The pace of developing and releasing new artificial intelligence models is seemingly accelerating as more and more applications pop up every day. What was once limited to an obscure pocket of tech researchers has become mainstream with massive companies, like Microsoft and OpenAI, investing heavily in AI’s future.

Microsoft’s corporate vice president, Ashley Llorens, says current AI models can now handle very difficult tasks almost automatically. Reasoning skills and information processing have reached unprecedented levels.

“What we’ve got now is we’ve got AI that can reason better, that can perceive the environment in more sophisticated ways,” Llorens told Yahoo! Finance. “And so what that’s going to mean is that we’ll be able to delegate a more sophisticated set of tasks to the AI to complete on our behalf.”
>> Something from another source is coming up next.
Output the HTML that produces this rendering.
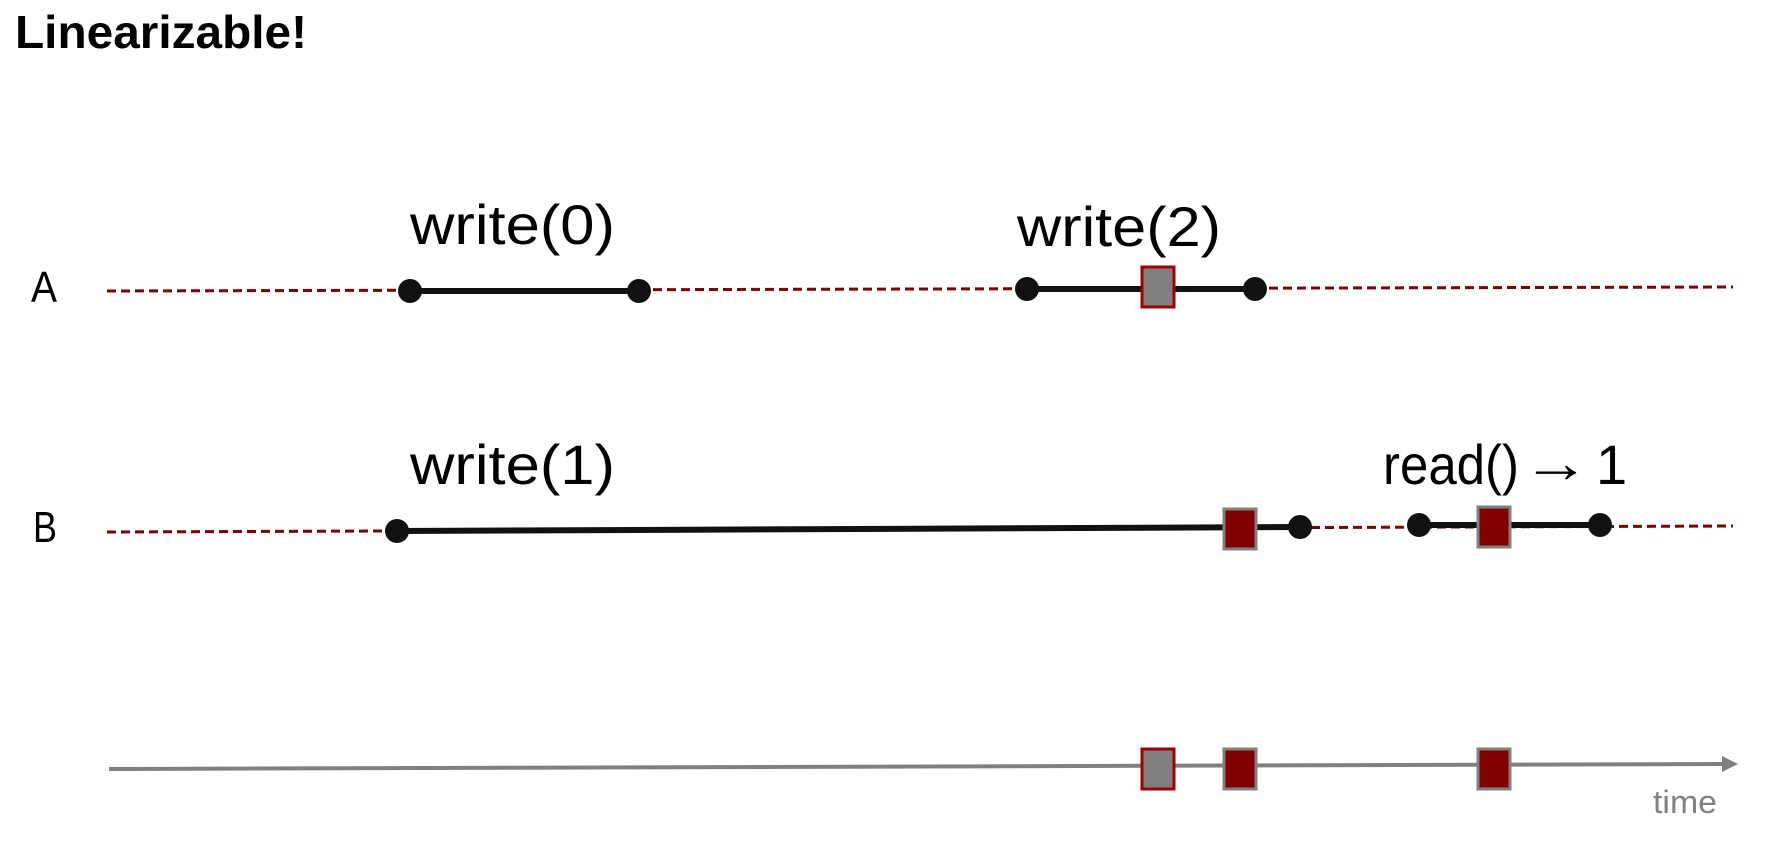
<!DOCTYPE html>
<html><head><meta charset="utf-8"><style>
html,body{margin:0;padding:0;background:#fff;width:1769px;height:852px;overflow:hidden}
svg{display:block}
</style></head><body>
<svg width="1769" height="852" viewBox="0 0 1769 852" xmlns="http://www.w3.org/2000/svg" font-family="'Liberation Sans', sans-serif">
<text x="15" y="48" font-size="46" font-weight="bold" fill="#000" textLength="292" lengthAdjust="spacingAndGlyphs">Linearizable!</text>
<text x="31" y="302" font-size="44" fill="#000" textLength="26" lengthAdjust="spacingAndGlyphs">A</text>
<text x="33" y="542" font-size="44" fill="#000" textLength="24" lengthAdjust="spacingAndGlyphs">B</text>
<!-- A line -->
<line x1="107" y1="291" x2="1733" y2="287" stroke="#7f0000" stroke-width="3" stroke-dasharray="9,5"/>
<line x1="410" y1="291" x2="639" y2="291" stroke="#111" stroke-width="6"/>
<circle cx="410" cy="291" r="12" fill="#111"/><circle cx="639" cy="291" r="12" fill="#111"/>
<text x="410" y="244" font-size="56" fill="#000" textLength="205" lengthAdjust="spacingAndGlyphs">write(0)</text>
<line x1="1027" y1="289" x2="1255" y2="289" stroke="#111" stroke-width="6"/>
<circle cx="1027" cy="289" r="12" fill="#111"/><circle cx="1255" cy="289" r="12" fill="#111"/>
<rect x="1142" y="267" width="32" height="40" fill="#808080" stroke="#a00000" stroke-width="3"/>
<text x="1017" y="246" font-size="56" fill="#000" textLength="204" lengthAdjust="spacingAndGlyphs">write(2)</text>
<!-- B line -->
<line x1="107" y1="532" x2="1733" y2="526" stroke="#7f0000" stroke-width="3" stroke-dasharray="9,5"/>
<line x1="397" y1="531" x2="1300" y2="527" stroke="#111" stroke-width="6"/>
<circle cx="397" cy="531" r="12" fill="#111"/><circle cx="1300" cy="527" r="12" fill="#111"/>
<rect x="1224" y="509" width="32" height="40" fill="#7f0000" stroke="#808080" stroke-width="3"/>
<text x="410" y="484" font-size="56" fill="#000" textLength="205" lengthAdjust="spacingAndGlyphs">write(1)</text>
<line x1="1419" y1="525" x2="1600" y2="525" stroke="#111" stroke-width="6"/>
<circle cx="1419" cy="525" r="12" fill="#111"/><circle cx="1600" cy="525" r="12" fill="#111"/>
<rect x="1478" y="507" width="32" height="40" fill="#7f0000" stroke="#808080" stroke-width="3"/>
<text x="1383" y="484" font-size="56" fill="#000" textLength="136" lengthAdjust="spacingAndGlyphs">read()</text>
<text x="1522" y="482" font-size="56" font-weight="bold" fill="#000" textLength="68" lengthAdjust="spacingAndGlyphs">→</text>
<text x="1596" y="484" font-size="56" fill="#000">1</text>
<!-- time axis -->
<line x1="109" y1="769" x2="1725" y2="764" stroke="#808080" stroke-width="4"/>
<polygon points="1738,764 1722,756 1722,772" fill="#808080"/>
<rect x="1142" y="749" width="32" height="40" fill="#808080" stroke="#a00000" stroke-width="3"/>
<rect x="1224" y="749" width="32" height="40" fill="#7f0000" stroke="#808080" stroke-width="3"/>
<rect x="1478" y="749" width="32" height="40" fill="#7f0000" stroke="#808080" stroke-width="3"/>
<text x="1653" y="813" font-size="32" fill="#808080" textLength="64" lengthAdjust="spacingAndGlyphs">time</text>
</svg>
</body></html>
Multimodal models, which can interpret and create outputs using text, images, or videos, will be more prevalent in the near future. One example includes Microsoft’s Copilot Vision, a Copilot for Windows feature. Among other things, the app will reportedly be able to understand a webpage and answer any user questions about it.

Right now, artificial intelligence data centers consume a lot of energy to function. Llorens predicts that will change through innovation and hardware improvements, with servers eventually becoming more efficient and eco-friendly.

AI Will Be ‘Used for Everything’

Sam Altman, the founder and CEO of OpenAI, also has predictions for artificial intelligence. Altman shares Llorens’ opinion that the technology will be able to accomplish very difficult tasks and will likely utilize various other tools to do them.

At the New York Times’ DealBook Summit in New York City, Altman said the advancement of AI’s “superintelligence” will not have much of an impact at first. Yet, ultimately, it will “be more intense than people think,” implying there may be a significant job disruption coming.

“There will be shockingly capable [AI] models, widely available, used for everything,” he stated. 

When asked about the potential dangers of OpenAI’s ChatGPT, Altman defended the chatbot. For now, ChatGPT is “acceptably safe and acceptably robust” by most users’ standards, noted Altman. However, there are many who fear the unrestrained growth of AI technology will be a risk to humanity and encourage government intervention before it’s too late.

Altman seems to agree. If AI ever exceeds the intelligence of humans, “we are going to have to have some faith in our governments,” he noted. Altman trustingly assumes world governments will communicate and step up to any challenges created by AI.